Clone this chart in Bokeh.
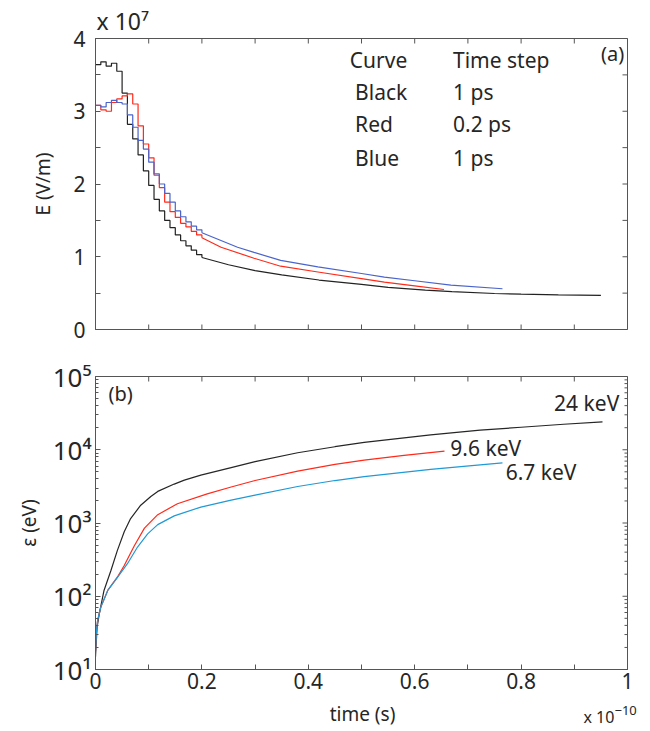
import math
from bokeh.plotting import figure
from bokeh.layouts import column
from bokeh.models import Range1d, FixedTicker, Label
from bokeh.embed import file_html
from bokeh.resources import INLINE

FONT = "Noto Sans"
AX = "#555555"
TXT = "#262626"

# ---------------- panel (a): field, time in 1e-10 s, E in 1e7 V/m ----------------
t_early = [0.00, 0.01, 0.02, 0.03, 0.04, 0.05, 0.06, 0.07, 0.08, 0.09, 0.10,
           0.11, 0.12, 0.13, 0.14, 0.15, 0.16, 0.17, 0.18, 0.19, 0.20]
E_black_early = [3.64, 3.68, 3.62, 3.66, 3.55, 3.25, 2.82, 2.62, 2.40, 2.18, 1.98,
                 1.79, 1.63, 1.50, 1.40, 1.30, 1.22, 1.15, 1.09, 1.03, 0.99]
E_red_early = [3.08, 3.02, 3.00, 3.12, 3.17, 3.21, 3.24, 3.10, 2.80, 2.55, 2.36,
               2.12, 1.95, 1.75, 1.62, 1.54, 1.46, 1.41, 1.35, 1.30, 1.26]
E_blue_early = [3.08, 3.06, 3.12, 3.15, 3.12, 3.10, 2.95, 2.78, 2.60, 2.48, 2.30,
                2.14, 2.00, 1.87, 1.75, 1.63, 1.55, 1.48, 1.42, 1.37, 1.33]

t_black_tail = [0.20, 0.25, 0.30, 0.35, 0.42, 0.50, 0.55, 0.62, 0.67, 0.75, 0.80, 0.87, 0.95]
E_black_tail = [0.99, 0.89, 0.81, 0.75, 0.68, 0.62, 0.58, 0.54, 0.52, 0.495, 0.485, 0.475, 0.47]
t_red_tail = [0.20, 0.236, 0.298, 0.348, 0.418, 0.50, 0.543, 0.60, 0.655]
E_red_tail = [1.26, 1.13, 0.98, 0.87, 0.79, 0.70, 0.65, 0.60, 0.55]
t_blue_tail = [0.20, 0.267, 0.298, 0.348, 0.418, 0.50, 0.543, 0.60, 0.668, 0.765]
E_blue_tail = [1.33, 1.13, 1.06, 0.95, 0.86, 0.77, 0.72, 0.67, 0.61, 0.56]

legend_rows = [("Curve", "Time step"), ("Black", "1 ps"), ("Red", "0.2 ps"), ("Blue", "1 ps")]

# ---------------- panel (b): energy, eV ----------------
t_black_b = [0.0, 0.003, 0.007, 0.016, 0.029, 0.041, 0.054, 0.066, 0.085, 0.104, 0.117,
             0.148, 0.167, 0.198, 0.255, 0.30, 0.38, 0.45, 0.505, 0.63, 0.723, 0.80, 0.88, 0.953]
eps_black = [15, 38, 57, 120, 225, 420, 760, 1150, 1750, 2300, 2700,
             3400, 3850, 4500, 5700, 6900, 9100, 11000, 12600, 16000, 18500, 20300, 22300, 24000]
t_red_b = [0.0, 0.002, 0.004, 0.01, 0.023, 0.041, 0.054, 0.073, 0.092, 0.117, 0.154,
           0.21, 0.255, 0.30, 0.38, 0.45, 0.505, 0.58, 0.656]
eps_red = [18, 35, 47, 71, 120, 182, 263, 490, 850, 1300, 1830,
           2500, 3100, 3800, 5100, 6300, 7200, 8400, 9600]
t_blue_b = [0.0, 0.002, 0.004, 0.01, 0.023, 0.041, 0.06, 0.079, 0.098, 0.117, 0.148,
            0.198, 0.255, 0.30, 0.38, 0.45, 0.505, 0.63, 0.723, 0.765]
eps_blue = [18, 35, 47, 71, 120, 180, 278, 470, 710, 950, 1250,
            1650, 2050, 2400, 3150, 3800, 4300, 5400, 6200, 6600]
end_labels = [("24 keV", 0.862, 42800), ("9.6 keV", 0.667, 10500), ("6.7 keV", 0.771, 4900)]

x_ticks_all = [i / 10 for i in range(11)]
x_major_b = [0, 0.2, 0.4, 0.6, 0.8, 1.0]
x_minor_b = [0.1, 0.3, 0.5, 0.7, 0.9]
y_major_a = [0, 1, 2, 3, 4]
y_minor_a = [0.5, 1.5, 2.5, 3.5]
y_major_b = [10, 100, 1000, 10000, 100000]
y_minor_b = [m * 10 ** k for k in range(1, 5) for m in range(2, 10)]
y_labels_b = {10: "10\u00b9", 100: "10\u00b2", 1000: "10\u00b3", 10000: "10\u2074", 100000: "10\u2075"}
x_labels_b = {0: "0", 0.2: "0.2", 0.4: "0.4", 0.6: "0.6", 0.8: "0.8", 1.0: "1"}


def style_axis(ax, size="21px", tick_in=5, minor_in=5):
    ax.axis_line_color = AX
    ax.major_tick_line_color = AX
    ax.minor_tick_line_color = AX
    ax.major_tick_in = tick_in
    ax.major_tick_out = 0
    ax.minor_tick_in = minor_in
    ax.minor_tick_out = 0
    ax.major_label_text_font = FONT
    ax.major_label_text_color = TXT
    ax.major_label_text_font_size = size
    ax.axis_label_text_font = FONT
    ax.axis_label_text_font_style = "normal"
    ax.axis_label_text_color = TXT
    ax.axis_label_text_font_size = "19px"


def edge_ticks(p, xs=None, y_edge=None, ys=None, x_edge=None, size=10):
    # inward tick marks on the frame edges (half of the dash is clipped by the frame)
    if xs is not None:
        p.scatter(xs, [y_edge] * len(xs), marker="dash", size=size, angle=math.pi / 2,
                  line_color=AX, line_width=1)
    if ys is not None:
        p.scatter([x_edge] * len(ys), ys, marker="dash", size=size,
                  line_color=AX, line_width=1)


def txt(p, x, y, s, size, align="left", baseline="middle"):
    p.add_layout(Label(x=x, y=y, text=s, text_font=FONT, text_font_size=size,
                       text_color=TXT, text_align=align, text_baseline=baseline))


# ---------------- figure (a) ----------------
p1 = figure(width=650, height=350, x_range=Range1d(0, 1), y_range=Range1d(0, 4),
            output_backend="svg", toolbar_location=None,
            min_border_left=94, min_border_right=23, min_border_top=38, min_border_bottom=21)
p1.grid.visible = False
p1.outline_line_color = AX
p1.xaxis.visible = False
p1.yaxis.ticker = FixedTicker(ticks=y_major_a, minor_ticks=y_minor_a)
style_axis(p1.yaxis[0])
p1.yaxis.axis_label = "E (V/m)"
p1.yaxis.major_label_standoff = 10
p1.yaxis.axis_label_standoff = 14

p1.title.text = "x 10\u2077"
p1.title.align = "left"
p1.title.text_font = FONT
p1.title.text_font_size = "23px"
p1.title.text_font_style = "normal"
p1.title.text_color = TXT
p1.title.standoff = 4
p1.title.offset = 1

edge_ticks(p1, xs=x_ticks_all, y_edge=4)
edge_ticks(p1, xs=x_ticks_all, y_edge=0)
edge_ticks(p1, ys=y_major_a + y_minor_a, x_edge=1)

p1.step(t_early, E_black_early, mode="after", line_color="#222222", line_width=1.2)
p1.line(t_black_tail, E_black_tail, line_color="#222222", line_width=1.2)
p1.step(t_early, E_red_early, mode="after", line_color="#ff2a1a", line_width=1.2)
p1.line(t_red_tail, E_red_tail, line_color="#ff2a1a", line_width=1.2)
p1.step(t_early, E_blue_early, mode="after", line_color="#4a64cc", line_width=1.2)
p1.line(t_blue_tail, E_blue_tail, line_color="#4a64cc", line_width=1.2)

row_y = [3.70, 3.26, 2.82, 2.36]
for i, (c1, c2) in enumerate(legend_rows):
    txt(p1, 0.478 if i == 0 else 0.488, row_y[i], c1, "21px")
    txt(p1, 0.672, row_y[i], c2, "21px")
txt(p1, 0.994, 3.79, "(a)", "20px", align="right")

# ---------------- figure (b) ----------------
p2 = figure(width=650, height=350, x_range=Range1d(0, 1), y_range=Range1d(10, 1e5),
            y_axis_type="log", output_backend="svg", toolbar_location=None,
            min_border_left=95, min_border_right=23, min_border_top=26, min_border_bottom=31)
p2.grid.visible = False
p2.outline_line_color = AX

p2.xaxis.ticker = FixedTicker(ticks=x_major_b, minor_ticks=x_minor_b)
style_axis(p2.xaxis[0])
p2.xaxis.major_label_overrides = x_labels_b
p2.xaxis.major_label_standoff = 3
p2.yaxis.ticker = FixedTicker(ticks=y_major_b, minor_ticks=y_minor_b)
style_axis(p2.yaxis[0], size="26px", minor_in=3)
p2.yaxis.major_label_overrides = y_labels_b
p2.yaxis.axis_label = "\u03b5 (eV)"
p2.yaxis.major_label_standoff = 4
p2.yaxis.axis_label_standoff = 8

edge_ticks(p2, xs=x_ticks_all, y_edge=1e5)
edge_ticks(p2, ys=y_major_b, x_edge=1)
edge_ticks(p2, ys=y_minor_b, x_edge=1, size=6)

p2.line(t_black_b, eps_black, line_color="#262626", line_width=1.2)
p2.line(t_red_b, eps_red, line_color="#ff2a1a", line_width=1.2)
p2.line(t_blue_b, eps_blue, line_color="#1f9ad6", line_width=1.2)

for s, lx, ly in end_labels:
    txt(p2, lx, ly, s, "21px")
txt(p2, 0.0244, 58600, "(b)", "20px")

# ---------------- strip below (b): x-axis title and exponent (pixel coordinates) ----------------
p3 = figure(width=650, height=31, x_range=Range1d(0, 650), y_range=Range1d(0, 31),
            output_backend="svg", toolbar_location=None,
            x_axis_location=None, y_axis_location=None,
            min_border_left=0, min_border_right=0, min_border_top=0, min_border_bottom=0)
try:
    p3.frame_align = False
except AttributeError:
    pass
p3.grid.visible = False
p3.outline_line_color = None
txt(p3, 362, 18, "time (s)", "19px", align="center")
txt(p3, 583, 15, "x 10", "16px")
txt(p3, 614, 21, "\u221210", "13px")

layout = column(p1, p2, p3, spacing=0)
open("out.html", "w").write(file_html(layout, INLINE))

--

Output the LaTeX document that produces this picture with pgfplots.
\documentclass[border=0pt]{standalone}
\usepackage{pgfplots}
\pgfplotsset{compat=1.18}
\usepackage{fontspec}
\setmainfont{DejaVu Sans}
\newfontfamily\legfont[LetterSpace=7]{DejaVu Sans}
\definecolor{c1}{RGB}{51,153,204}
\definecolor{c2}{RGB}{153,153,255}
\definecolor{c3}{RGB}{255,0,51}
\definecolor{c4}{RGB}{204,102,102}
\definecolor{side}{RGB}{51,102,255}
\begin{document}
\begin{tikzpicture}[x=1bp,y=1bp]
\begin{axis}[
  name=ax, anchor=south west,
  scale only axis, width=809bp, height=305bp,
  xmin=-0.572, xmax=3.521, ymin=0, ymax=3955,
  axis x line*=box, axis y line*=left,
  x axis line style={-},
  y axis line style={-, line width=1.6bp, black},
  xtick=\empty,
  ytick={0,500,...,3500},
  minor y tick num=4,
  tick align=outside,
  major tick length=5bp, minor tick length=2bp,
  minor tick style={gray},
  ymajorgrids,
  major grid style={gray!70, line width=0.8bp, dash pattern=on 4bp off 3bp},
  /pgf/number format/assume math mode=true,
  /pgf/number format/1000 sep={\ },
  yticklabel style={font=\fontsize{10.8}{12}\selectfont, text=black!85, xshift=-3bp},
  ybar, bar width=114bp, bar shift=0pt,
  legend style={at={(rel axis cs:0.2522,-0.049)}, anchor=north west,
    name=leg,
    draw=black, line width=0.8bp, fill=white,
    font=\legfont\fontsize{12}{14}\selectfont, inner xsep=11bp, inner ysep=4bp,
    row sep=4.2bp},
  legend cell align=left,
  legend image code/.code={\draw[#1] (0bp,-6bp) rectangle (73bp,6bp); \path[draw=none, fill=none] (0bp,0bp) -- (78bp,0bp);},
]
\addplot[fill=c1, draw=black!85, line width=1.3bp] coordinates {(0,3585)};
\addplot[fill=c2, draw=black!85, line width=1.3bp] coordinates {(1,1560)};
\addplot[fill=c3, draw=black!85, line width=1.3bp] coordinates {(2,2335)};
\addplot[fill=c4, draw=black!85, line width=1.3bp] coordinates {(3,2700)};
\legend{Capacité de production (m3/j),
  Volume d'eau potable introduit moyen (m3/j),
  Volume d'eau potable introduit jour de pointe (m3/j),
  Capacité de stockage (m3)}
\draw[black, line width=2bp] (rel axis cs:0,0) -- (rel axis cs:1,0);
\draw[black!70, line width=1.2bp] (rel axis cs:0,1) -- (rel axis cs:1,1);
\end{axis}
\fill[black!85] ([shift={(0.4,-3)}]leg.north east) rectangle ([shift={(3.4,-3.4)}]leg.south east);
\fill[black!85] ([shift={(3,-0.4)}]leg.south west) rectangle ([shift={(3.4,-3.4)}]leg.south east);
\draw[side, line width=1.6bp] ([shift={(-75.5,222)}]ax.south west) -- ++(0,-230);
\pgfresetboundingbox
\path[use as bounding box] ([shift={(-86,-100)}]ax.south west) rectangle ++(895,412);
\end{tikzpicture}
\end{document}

---

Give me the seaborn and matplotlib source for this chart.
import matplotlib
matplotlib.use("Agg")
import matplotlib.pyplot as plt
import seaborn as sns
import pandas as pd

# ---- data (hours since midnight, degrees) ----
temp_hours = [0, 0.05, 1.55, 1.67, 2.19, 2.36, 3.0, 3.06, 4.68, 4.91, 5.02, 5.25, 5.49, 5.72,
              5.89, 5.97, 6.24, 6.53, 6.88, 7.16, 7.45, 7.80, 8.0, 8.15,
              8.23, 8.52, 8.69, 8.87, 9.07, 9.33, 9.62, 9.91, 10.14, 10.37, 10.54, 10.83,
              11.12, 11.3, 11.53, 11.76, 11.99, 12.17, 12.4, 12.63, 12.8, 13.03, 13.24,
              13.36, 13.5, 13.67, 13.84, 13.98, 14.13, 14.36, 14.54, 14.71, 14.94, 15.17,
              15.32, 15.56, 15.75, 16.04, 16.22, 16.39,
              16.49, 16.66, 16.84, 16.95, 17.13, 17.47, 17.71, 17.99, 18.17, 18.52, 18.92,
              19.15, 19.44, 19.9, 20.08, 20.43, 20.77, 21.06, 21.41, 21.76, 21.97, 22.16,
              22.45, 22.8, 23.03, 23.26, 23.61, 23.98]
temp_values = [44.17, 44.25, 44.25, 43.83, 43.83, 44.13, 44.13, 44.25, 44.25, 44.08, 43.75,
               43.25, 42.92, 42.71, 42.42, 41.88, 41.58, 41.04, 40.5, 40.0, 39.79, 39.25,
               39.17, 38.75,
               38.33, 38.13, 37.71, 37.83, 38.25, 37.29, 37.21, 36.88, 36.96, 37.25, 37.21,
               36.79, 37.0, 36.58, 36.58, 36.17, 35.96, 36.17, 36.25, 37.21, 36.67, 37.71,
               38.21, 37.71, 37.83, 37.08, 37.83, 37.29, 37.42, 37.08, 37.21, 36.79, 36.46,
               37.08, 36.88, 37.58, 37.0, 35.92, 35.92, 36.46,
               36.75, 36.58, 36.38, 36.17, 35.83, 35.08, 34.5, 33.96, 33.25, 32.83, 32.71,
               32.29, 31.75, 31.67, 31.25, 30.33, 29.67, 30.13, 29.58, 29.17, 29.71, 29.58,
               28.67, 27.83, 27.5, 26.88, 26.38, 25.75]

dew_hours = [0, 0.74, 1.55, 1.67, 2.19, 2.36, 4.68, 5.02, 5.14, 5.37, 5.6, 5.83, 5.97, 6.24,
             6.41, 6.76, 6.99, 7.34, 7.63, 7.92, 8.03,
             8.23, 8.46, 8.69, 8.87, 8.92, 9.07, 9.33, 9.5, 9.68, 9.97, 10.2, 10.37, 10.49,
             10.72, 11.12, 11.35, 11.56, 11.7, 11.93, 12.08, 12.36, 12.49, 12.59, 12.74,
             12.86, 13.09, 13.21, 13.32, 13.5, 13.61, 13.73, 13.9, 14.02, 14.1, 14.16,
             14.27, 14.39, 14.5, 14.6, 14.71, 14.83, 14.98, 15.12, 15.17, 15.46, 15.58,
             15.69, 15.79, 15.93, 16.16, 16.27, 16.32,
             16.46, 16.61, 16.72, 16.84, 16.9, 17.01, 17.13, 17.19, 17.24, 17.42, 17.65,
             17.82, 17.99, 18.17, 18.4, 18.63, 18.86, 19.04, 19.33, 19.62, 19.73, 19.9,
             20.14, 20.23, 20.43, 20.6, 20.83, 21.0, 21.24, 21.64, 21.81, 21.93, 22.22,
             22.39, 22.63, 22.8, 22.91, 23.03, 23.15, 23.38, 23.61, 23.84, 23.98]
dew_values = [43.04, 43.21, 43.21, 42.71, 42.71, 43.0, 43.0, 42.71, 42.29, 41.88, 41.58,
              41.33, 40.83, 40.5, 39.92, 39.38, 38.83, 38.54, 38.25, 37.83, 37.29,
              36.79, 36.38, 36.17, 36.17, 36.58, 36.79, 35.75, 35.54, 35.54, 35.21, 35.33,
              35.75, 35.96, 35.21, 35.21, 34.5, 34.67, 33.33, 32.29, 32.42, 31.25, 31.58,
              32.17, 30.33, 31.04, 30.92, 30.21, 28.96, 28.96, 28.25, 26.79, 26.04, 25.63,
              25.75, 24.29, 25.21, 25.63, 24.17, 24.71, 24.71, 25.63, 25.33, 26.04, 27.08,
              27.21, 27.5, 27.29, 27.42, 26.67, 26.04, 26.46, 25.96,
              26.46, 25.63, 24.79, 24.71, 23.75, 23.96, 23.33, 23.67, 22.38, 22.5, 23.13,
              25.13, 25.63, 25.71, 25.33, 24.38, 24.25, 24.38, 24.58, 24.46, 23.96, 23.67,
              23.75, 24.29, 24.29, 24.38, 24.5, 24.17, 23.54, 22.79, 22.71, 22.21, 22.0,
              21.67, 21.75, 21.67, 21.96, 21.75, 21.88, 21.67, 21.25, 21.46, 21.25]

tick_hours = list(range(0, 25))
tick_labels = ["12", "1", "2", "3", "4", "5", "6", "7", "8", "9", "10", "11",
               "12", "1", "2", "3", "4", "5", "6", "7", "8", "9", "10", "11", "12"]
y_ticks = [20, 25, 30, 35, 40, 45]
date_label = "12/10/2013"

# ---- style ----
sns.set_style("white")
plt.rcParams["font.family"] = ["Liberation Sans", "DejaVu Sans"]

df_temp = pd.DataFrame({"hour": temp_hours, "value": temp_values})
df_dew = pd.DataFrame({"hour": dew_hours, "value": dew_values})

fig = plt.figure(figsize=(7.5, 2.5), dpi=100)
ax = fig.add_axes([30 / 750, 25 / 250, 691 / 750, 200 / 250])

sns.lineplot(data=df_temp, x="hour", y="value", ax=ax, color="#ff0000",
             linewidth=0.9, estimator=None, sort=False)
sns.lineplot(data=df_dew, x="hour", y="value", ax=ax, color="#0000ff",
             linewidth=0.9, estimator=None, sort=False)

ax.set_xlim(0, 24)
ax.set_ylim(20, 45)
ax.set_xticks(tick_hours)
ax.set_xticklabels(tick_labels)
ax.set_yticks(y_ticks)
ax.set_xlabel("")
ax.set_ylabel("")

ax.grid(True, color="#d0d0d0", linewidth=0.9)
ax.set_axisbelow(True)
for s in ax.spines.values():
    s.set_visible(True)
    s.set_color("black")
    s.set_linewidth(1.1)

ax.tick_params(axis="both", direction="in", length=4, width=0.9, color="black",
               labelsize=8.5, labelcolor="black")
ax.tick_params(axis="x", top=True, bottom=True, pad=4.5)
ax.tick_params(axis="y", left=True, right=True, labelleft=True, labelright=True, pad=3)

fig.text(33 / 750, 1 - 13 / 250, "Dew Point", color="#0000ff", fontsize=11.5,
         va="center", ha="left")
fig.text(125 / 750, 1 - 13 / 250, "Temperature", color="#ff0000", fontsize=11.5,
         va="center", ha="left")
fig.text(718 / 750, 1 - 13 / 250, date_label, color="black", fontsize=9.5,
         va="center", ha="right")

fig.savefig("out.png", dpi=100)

• YOUR OBJECTIVE: Set down nothing but the lines from the one holding "Clone this chart in Bokeh." through the one holding "from bokeh.resources import INLINE", both included, exactly as they appear; any picture is left out.

• TASK RESULT:
Clone this chart in Bokeh.
import math
from bokeh.plotting import figure
from bokeh.layouts import column
from bokeh.models import Range1d, FixedTicker, Label
from bokeh.embed import file_html
from bokeh.resources import INLINE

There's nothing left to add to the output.